▶ [WHAT IS NEEDED]: Below is a listing to write out in full, exactly as given, without its pictures.

— START OF SUPPLIED MATERIAL —

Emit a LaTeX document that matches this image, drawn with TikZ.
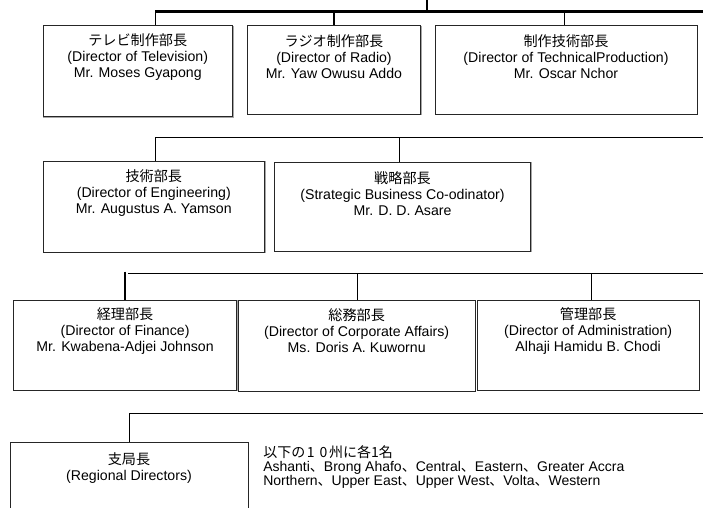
\documentclass[tikz,border=0pt]{standalone}
\usepackage{fontspec}
\setmainfont{Liberation Sans}
\newfontfamily\jp{Noto Sans CJK JP}
\usetikzlibrary{fit}
\begin{document}
\begin{tikzpicture}[x=0.75pt,y=-0.75pt,
  box/.style={draw=black!85, line width=0.75pt, inner sep=0pt, fill=white,
    preaction={draw=black!35, line width=0.75pt, transform canvas={shift={(0.6pt,-0.6pt)}}}},
  lbl/.style={align=center, inner sep=0pt, font=\fontsize{10.6}{12}\selectfont},
  note/.style={align=left, inner sep=0pt, anchor=west, font=\fontsize{10.5}{10.5}\selectfont},
  thinline/.style={line width=0.75pt, draw=black},
  thickline/.style={line width=1.6pt, draw=black},
]
\useasboundingbox (0,0) rectangle (703,507);
\clip (0,0) rectangle (703,507);

% ---------- row 1 ----------
\node[box, fit={(43,25.5) (232.5,116.5)}] (b1) {};
\node[box, fit={(247.5,25.5) (420.5,114)}] (b2) {};
\node[box, fit={(435,25.5) (697,114)}] (b3) {};
\node[lbl] (t1) at ([yshift=-24pt]b1.north) {{\jp テレビ制作部長}\\(Director of Television)\\Mr. Moses Gyapong};
\node[lbl] (t2) at ([yshift=-24pt]b2.north) {{\jp ラジオ制作部長}\\(Director of Radio)\\Mr. Yaw Owusu Addo};
\node[lbl] (t3) at ([yshift=-24pt]b3.north) {{\jp 制作技術部長}\\(Director of TechnicalProduction)\\Mr. Oscar Nchor};

\coordinate (top) at (427,0);
\coordinate (r1L) at (155,11.5);
\coordinate (r1R) at (703,11.5);
\coordinate (r1c) at (564,11.5);
\draw[thickline] (top) -- (top |- r1L);
\draw[thickline] (r1L) -- (r1R);
\draw[thinline] (r1L) -- (r1L |- b1.north);
\draw[thickline] (b2.north |- r1L) -- (b2.north);
\draw[thinline] (r1c) -- (r1c |- b3.north);

% ---------- row 2 ----------
\node[box, fit={(43.3,161) (264.3,252)}] (b4) {};
\node[box, fit={(274.5,162) (530.5,251)}] (b5) {};
\node[lbl] (t4) at ([yshift=-24.5pt]b4.north) {{\jp 技術部長}\\(Director of Engineering)\\Mr. Augustus A. Yamson};
\node[lbl] (t5) at ([yshift=-24pt]b5.north) {{\jp 戦略部長}\\(Strategic Business Co-odinator)\\Mr. D. D. Asare};

\coordinate (r2L) at (155,137);
\coordinate (r2R) at (703,137);
\coordinate (r2b) at (399,137);
\draw[thinline] (r2L) -- (r2R);
\draw[thinline] (r2L) -- (r2L |- b4.north);
\draw[thinline] (r2b) -- (r2b |- b5.north);

% ---------- row 3 ----------
\node[box, fit={(13.5,300) (236.7,390)}] (b6) {};
\node[box, fit={(238.3,300) (475,391)}] (b7) {};
\node[box, fit={(477.3,300) (699,390)}] (b8) {};
\node[lbl] (t6) at ([yshift=-23.5pt]b6.north) {{\jp 経理部長}\\(Director of Finance)\\Mr. Kwabena-Adjei Johnson};
\node[lbl] (t7) at ([yshift=-23.5pt]b7.north) {{\jp 総務部長}\\(Director of Corporate Affairs)\\Ms. Doris A. Kuwornu};
\node[lbl] (t8) at ([yshift=-23.5pt]b8.north) {{\jp 管理部長}\\(Director of Administration)\\Alhaji Hamidu B. Chodi};

\coordinate (r3v) at (125,271.5);
\coordinate (r3L) at (128.3,273.3);
\coordinate (r3R) at (703,273.3);
\coordinate (r3b) at (357.4,273.3);
\coordinate (r3c) at (591.7,273.3);
\draw[thickline] (r3v) -- (r3v |- b6.north);
\draw[thinline] (r3L) -- (r3R);
\draw[thinline] (r3b) -- (r3b |- b7.north);
\draw[thinline] (r3c) -- (r3c |- b8.north);

% ---------- row 4 ----------
\node[box, fit={(10,442.7) (248,515)}] (b9) {};
\node[lbl] (t9) at ([yshift=-19.5pt]b9.north) {{\jp 支局長}\\(Regional Directors)};
\node[note] (n9) at (263,466.7) {{\jp 以下の\hspace{0.12em}1\hspace{0.35em}0\hspace{0.12em}州に各1名}\\Ashanti{\jp 、}Brong Ahafo{\jp 、}Central{\jp 、}Eastern{\jp 、}Greater Accra\\Northern{\jp 、}Upper East{\jp 、}Upper West{\jp 、}Volta{\jp 、}Western};

\coordinate (r4L) at (129.5,413.3);
\coordinate (r4R) at (703,413.3);
\draw[thinline] (r4L) -- (r4R);
\draw[thinline] (r4L) -- (r4L |- b9.north);
\end{tikzpicture}
\end{document}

— END OF SUPPLIED MATERIAL —

▶ [FULL RESPONSE]:
Emit a LaTeX document that matches this image, drawn with TikZ.
\documentclass[tikz,border=0pt]{standalone}
\usepackage{fontspec}
\setmainfont{Liberation Sans}
\newfontfamily\jp{Noto Sans CJK JP}
\usetikzlibrary{fit}
\begin{document}
\begin{tikzpicture}[x=0.75pt,y=-0.75pt,
  box/.style={draw=black!85, line width=0.75pt, inner sep=0pt, fill=white,
    preaction={draw=black!35, line width=0.75pt, transform canvas={shift={(0.6pt,-0.6pt)}}}},
  lbl/.style={align=center, inner sep=0pt, font=\fontsize{10.6}{12}\selectfont},
  note/.style={align=left, inner sep=0pt, anchor=west, font=\fontsize{10.5}{10.5}\selectfont},
  thinline/.style={line width=0.75pt, draw=black},
  thickline/.style={line width=1.6pt, draw=black},
]
\useasboundingbox (0,0) rectangle (703,507);
\clip (0,0) rectangle (703,507);

% ---------- row 1 ----------
\node[box, fit={(43,25.5) (232.5,116.5)}] (b1) {};
\node[box, fit={(247.5,25.5) (420.5,114)}] (b2) {};
\node[box, fit={(435,25.5) (697,114)}] (b3) {};
\node[lbl] (t1) at ([yshift=-24pt]b1.north) {{\jp テレビ制作部長}\\(Director of Television)\\Mr. Moses Gyapong};
\node[lbl] (t2) at ([yshift=-24pt]b2.north) {{\jp ラジオ制作部長}\\(Director of Radio)\\Mr. Yaw Owusu Addo};
\node[lbl] (t3) at ([yshift=-24pt]b3.north) {{\jp 制作技術部長}\\(Director of TechnicalProduction)\\Mr. Oscar Nchor};

\coordinate (top) at (427,0);
\coordinate (r1L) at (155,11.5);
\coordinate (r1R) at (703,11.5);
\coordinate (r1c) at (564,11.5);
\draw[thickline] (top) -- (top |- r1L);
\draw[thickline] (r1L) -- (r1R);
\draw[thinline] (r1L) -- (r1L |- b1.north);
\draw[thickline] (b2.north |- r1L) -- (b2.north);
\draw[thinline] (r1c) -- (r1c |- b3.north);

% ---------- row 2 ----------
\node[box, fit={(43.3,161) (264.3,252)}] (b4) {};
\node[box, fit={(274.5,162) (530.5,251)}] (b5) {};
\node[lbl] (t4) at ([yshift=-24.5pt]b4.north) {{\jp 技術部長}\\(Director of Engineering)\\Mr. Augustus A. Yamson};
\node[lbl] (t5) at ([yshift=-24pt]b5.north) {{\jp 戦略部長}\\(Strategic Business Co-odinator)\\Mr. D. D. Asare};

\coordinate (r2L) at (155,137);
\coordinate (r2R) at (703,137);
\coordinate (r2b) at (399,137);
\draw[thinline] (r2L) -- (r2R);
\draw[thinline] (r2L) -- (r2L |- b4.north);
\draw[thinline] (r2b) -- (r2b |- b5.north);

% ---------- row 3 ----------
\node[box, fit={(13.5,300) (236.7,390)}] (b6) {};
\node[box, fit={(238.3,300) (475,391)}] (b7) {};
\node[box, fit={(477.3,300) (699,390)}] (b8) {};
\node[lbl] (t6) at ([yshift=-23.5pt]b6.north) {{\jp 経理部長}\\(Director of Finance)\\Mr. Kwabena-Adjei Johnson};
\node[lbl] (t7) at ([yshift=-23.5pt]b7.north) {{\jp 総務部長}\\(Director of Corporate Affairs)\\Ms. Doris A. Kuwornu};
\node[lbl] (t8) at ([yshift=-23.5pt]b8.north) {{\jp 管理部長}\\(Director of Administration)\\Alhaji Hamidu B. Chodi};

\coordinate (r3v) at (125,271.5);
\coordinate (r3L) at (128.3,273.3);
\coordinate (r3R) at (703,273.3);
\coordinate (r3b) at (357.4,273.3);
\coordinate (r3c) at (591.7,273.3);
\draw[thickline] (r3v) -- (r3v |- b6.north);
\draw[thinline] (r3L) -- (r3R);
\draw[thinline] (r3b) -- (r3b |- b7.north);
\draw[thinline] (r3c) -- (r3c |- b8.north);

% ---------- row 4 ----------
\node[box, fit={(10,442.7) (248,515)}] (b9) {};
\node[lbl] (t9) at ([yshift=-19.5pt]b9.north) {{\jp 支局長}\\(Regional Directors)};
\node[note] (n9) at (263,466.7) {{\jp 以下の\hspace{0.12em}1\hspace{0.35em}0\hspace{0.12em}州に各1名}\\Ashanti{\jp 、}Brong Ahafo{\jp 、}Central{\jp 、}Eastern{\jp 、}Greater Accra\\Northern{\jp 、}Upper East{\jp 、}Upper West{\jp 、}Volta{\jp 、}Western};

\coordinate (r4L) at (129.5,413.3);
\coordinate (r4R) at (703,413.3);
\draw[thinline] (r4L) -- (r4R);
\draw[thinline] (r4L) -- (r4L |- b9.north);
\end{tikzpicture}
\end{document}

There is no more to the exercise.